Fortunately, Peter Sauber had already secured new partners to help his team move forward.
Red Bull owner Dietrich Mateschitz acquired a majority stake in the team and Sauber became the Ford team in 1995 and 1996. They also began what would become a lengthy relationship with Malaysian oil giant Petronas.
In 1997, Sauber began their link-up with Ferrari, which would later lead to Felipe Massa spending three years with the team. Though not especially successful, Sauber were what all midfield teams strive to be—comfortable.
Mateschitz was unhappy when Sauber chose Kimi Raikkonen over Red Bull-backed Enrique Bernoldi in 2001, but the transition from one partner to another was fairly smooth. Credit Suisse bought the shares in 2002.
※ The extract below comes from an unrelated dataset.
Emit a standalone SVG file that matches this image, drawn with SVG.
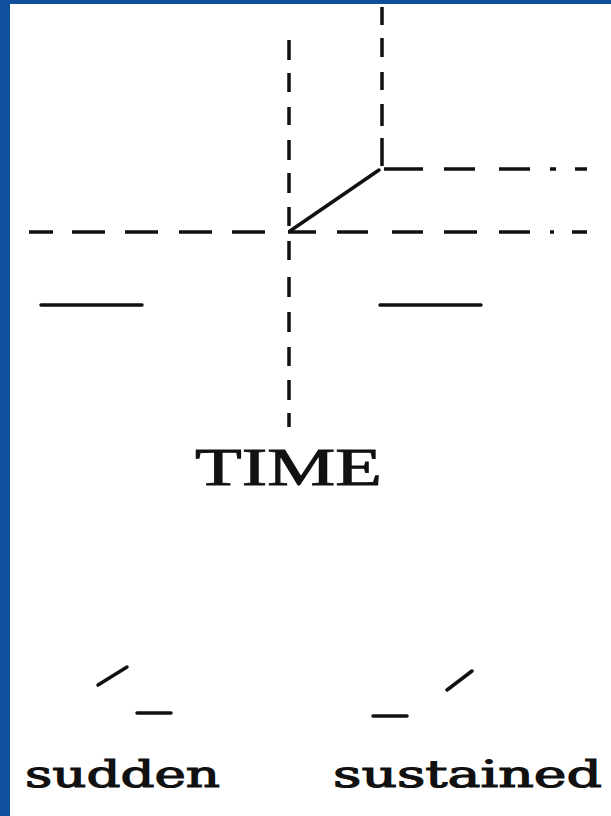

But the deals mentioned above pale to insignificance when compared to Sauber's biggest tie-up to date.
In 2005, German motoring giant BMW bought a majority stake. The team was renamed BMW Sauber for 2006 and, for the first time in their history, Sauber had a taste of success.
Their best year was 2008. Sauber scored 11 podiums and Robert Kubica won the Canadian Grand Prix as the team finished just 37 points behind eventual constructors' champions Ferrari.
BMW Sauber were on the verge of becoming serious title contenders, but they didn't react well to sweeping regulation changes for the 2009 season. To make matters worse, the fallout from the global financial crisis was starting to bite, and BMW announced they would be withdrawing at the end of the year.
Peter Sauber bought his team back, but later admitted that he did it for sentimental reasons. Speaking to Formula1.com, he said:
When I decided to take over, I had to make the decision in a short period of time. I was led purely by my gut feelings, which is something you should try to avoid. If it was a purely logical decision, you wouldn’t have done it. But in the end I didn’t have a choice because Hinwil would have been closed down.
He was by then in his mid-60s. Enjoying his well-earned retirement, Sauber had no desire to run the team on a day-to-day basis. He handed over control, and later a third of the business, to CEO Monisha Kaltenborn. She is now the team principal.
With the exception of an encouraging 2012, Sauber have struggled ever since.
Looking to the Future
The recurring theme throughout the history of Sauber is one of partnerships. As F1 became more professional and expensive throughout the 1990s and 2000s, privateer teams disappeared from the grid with alarming regularity.
Jordan, Lotus (the proper Lotus), Minardi, Benetton, Prost, Arrows, Footwork, Lola (twice) and Tyrrell. All these teams fell by the wayside, either closed down or bought out by bigger, wealthier concerns.
Sauber survived because they always attracted and benefited from the involvement of one or more big partners. They would not have lasted without the substantial investment they received from the likes of Mercedes, Petronas, Red Bull and BMW.
But from the end of 2009 when BMW departed, they have been alone.
Big business appears to have fallen out of love with F1 as cheaper and more effective ways to market their brands have come to the fore. Even the major motor manufacturers have little interest in the sport.
They have even less interest in a team which, with no disrespect intended, has become a byword for mediocrity.
Without the storied history of a team like Williams to attract investment—not that Williams have had it easy—Sauber have spent the past few years in a holding pattern.
Relying heavily on their drivers to bring in the sponsors, the team have been waiting and hoping for someone to come in and save the day.
Last season, it seemed their prayers had been answered. In July 2013, Sauber announced a partnership with a group of Russian companies. It was a curious deal with at least two of the companies involved strongly linked to the Russian government and President Vladimir Putin. This would later prove significant.
An unwanted gift in the deal was Sergey Sirotkin, the 17-year-old son of one of the companies' directors. He was supposed to drive for the team in 2014.
But as yet, nothing has really happened. Someone intelligent realised Sirotkin wasn't ready, and though this revelation didn't in itself delay anything, discussions over the deal ground on until the Crimean crisis erupted in February this year.
Russia's annexation of the peninsular threw a massive spanner in the works.
Western powers imposed a variety of sanctions on many Russian individuals and companies, and the resulting uncertainty has further delayed—and maybe even killed—the deal. Sauber's team principal, Monisha Kaltenborn, explained at the Spanish Grand Prix press conference:
We’ve definitely seen an effect because a lot of talks which are very advanced have virtually come to standstill because people are waiting and seeing what’s going to happen and nobody really knows the entire impact it can have.
The sanctions that have now been imposed are really biting some of them, so they’re very careful which again means that we simply have to wait and there’s nothing we can do about it, so we really hope that the situation can be clarified soon and all our deals can be sorted out.
If the Russian rescue does eventually fall through, Sauber face a deeply uncertain future. They will struggle to survive alone for much longer, and another former privateer boss, Eddie Jordan, thinks Sauber should sell up.
He told Swiss newspaper Blick (h/t grandprix.com for the translation), "It's obvious that they've reached the point where it can't go on like this. Before the damage is even greater, the best solution would be to stop and sell the team."
It does appear to be the only way the team can survive as a competitive entity, and Sauber himself probably agrees.
But finding a buyer for a non-profitable team in a sport with a questionable financial future may be the toughest task he has ever faced.